What is fairly well understood and even more amazing is what scientists have been able to learn from studying these trees. For example, their identity: most of the trees in the Lamar Valley are Redwood Trees (Sequoia magnifica). This is an extinct species related to the Coast Redwood of California (Sequoia sempervirens). Other names in this fossilized forest have familiar rings to them as well – Magnolia, Dogwood, Oak, Sycamore, and Chestnut. Familiar sounding to us possibly, but awfully foreign-sounding for a high-altitude plateau in northwestern Wyoming, where summer temperatures often exceed 100 degrees F and the bitterly cold winters can dish out sub-zero temperatures for extended periods of time. The nutrient poor soils of Yellowstone today also belie such a rich forest, where Lodgepole Pine have adapted to these conditions along with Whitebark Pine, whose nuts feed both Black and Grizzly Bears.

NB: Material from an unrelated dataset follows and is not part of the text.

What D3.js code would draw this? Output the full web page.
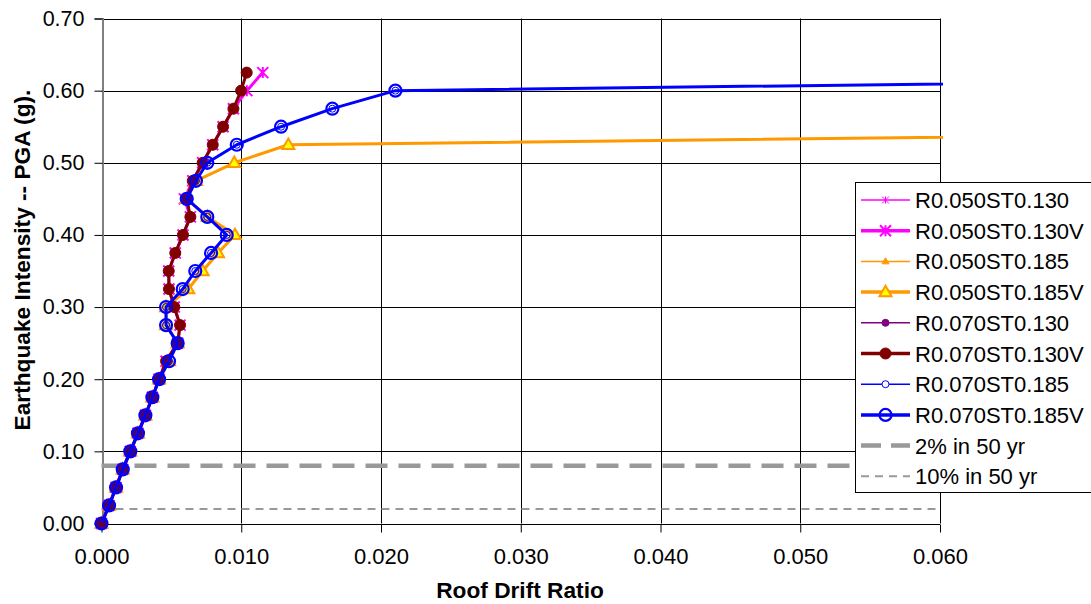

Even the Redwoods seem out of place. The Coast Redwoods of California grow in a much milder climate and attain their status as the world’s tallest trees as one result of a near constant supply of moisture by rainfall and coastal fog. The largest petrified stump in the photos is a Redwood tree, 26 feet in circumference at its base. This particular tree likely towered several hundred feet over the Lamar Valley. The story revealed to us by “forest misfits” is that the climate in Yellowstone was much milder and much wetter 50 million years ago than it is today.
Years before Gustavus Doane climbed to the top of Mount Washburn to survey the steaming landscape of Yellowstone, a crusty fur trapper by the name of Jim Bridger reconnoitered these parts in defiance of the Native American threat in the region, and the mystique brought about by the steaming volcanism of the land. Bridger was a legendary man but quite a spinner of tall tales. He once told an Army general: “Come with me to the Yellowstone…and I’ll show you peetrified trees a-growing, with peetrified birds on ‘em a-singing peetrified songs!”